The Carolina Hurricanes confirmed Wednesday that three new minority investors acquired stakes from majority owner Tom Dundon, including former NHL forward Bobby Farnham in a structure that signals the league's evolving approach to franchise capitalization. The deal terms remain undisclosed, but the composition—one ex-player, two institutional names—maps to the template Commissioner Gary Bettman outlined in September when the league formalized minority stake guidelines.
Farnham played 46 NHL games across four seasons, most recently with New Jersey in 2015-16, earning approximately $1.2 million in career NHL salary per CapFriendly archives. He joins Jefferson Capital Partners and Grandisson Equity Partners in the transaction, both private equity firms with North American portfolios. Dundon retains majority control; his 61 percent stake purchased in 2018 for $420 million established the franchise's $680 million enterprise value at the time. The Hurricanes are now worth an estimated $1.1 billion per Sportico's December 2024 valuations, suggesting the minority tranches changed hands at a 38 percent premium to Dundon's basis if proportional.
The timing matters for three reasons. First, NHL ownership rules revised last fall permit institutional capital and former players to hold sub-10 percent positions without full Board of Governors approval, streamlining transactions that once required 18-month diligence cycles. Second, Dundon has been methodical about broadening the ownership base since 2021, when he brought in minority investor Douglass Kridler, former CEO of the Columbus Foundation. This is the largest cohort addition since. Third, Farnham's involvement—he's now a player agent with Newport Sports—creates a potential template for post-career capital formation that other leagues have monetized more aggressively. The NFL and NBA have formal alumni investment vehicles; the NHL does not.

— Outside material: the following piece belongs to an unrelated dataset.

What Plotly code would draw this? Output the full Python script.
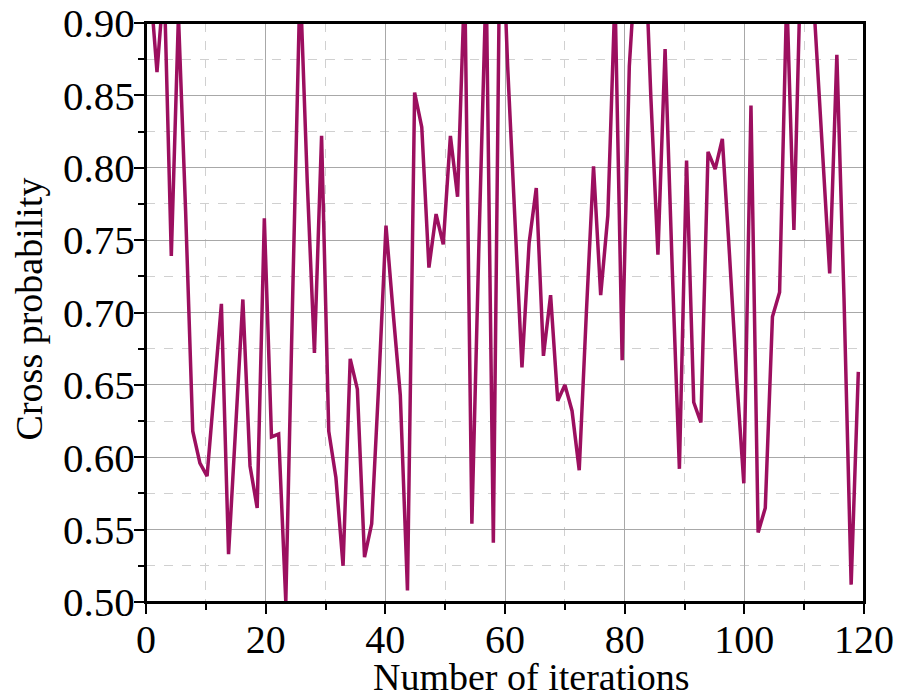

What the Hurricanes are building is a balance sheet with embedded optionality. Dundon runs Topgolf and built a fortune in subprime auto lending; his approach to franchise ownership has been transactional and unsentimental. He fired general manager Ron Francis within 18 months of closing the deal, relocated the team's AHL affiliate to Chicago for favorable lease terms, and operates one of the league's lowest hockey operations budgets relative to revenue. The minority additions provide liquidity to Dundon without triggering control transfer mechanics, and they create a visible buyer base if he decides to monetize more aggressively in 2026 or 2027, when expansion fees from franchises in Houston, Atlanta, and potentially Salt Lake City could reset NHL valuations upward by 15-20 percent.
Farnham's agent background adds a wrinkle. Newport Sports represents over 60 NHL clients including Connor Bedard and Elias Pettersson, generating an estimated $9 million in annual commissions at the standard 3 percent rate. His minority stake creates adjacency between player representation, team ownership, and eventually labor negotiations—precisely the entanglement the NHLPA monitors when agents cross into front-office or ownership roles. It's permissible under current rules but invites scrutiny during the next collective bargaining process in 2026. The league's position has been that sub-5 percent stakes create no conflict; above that, things get interesting.
Jefferson Capital Partners and Grandisson Equity Partners bring institutional discipline. Jefferson has holdings in consumer brands and healthcare; Grandisson focuses on lower middle market transactions in the $50-200 million enterprise value range. Neither has prior sports franchise exposure, which suggests they view the Hurricanes as an alternative asset class play rather than strategic synergy. The Hurricanes generated approximately $230 million in revenue last season per Forbes estimates, with operating income near $45 million. That's a 4.1 percent yield on the $1.1 billion valuation—not spectacular, but stable, and backed by a 15,000-seat arena the team operates under favorable terms from the city of Raleigh.
Dundon has not commented on the transaction size or whether additional tranches remain available. The Hurricanes declined to specify equity percentages. Worth noting: Dundon sold a minority stake in Topgolf to Callaway in 2020 before merging the companies in 2021, extracting $2 billion in enterprise value from an asset he'd bought for $200 million. The playbook is visible.
What to watch: whether Farnham's Newport Sports client roster begins traveling to Raleigh with unusual frequency, which would signal he's leveraging the stake for recruiting. Also, whether Jefferson or Grandisson announce additional NHL stakes over the next 18 months, suggesting a coordinated roll-up strategy. Finally, watch Dundon's SPAC filings—he operates two blank-check companies, and sports franchises are increasingly SPAC targets when valuations soften.
The Hurricanes open training camp in 174 days. Farnham will be there, wearing different credentials.
The takeaway
Dundon diversifies the cap table with institutional capital and an agent, creating liquidity without control loss as NHL expansion resets valuations.